Wednesday, December 26, 2012

Christmas Tornados




December 26th, 2012


I am currently on the east coast.  As I have no permanent monitoring equipment in place on the west coast to monitor my typically supervised signals when I am not there, signals that might someday relay a correlation of these measured signals from the Pacific Ocean to the appearance of tornadoes in the continent, I don’t know what was happening in the atmosphere on the Pacific coast prior to the appearance of the multitude of tornadoes that appeared in the continent yesterday, Christmas day. 

Reports say there were no fatalities.  However, hereby would like to express my sympathies to those affected by these storms. 
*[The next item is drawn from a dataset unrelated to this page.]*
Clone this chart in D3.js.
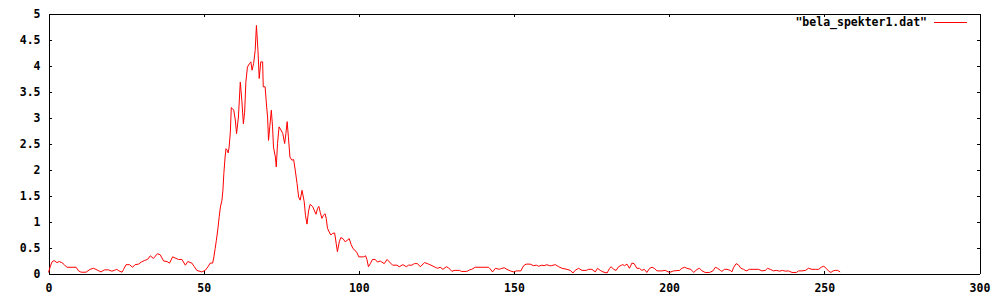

With any luck, someday I may be able to relay something worthwhile from these monitoring efforts.  That is to say, with any dedicated and permanent monitoring equipment, maybe some significant advance warning system might come to fruition to give advance warning as to the likelihood of the appearance of tornados in the interior of the United States. 

AVT



December 25-26 storm: record Christmas tornado outbreak in South, heavy snow, rain to north

Thursday, December 6, 2012

Widely Fluctuating Signals of Late

December 5th, 2012

Of late, the measured signals have been fluctuating widely, both stronger and weaker than the recent norm of signal strengths.  It appears that the signals are weakening to their normal levels of a few years back, or so.  I am unsure if this shift in signal strength is due merely to the change in seasons or if something more significant is taking place.  Too bad I have not been able to outfit permanent monitoring apparatus for my studies.  Maybe at some point in the future I will.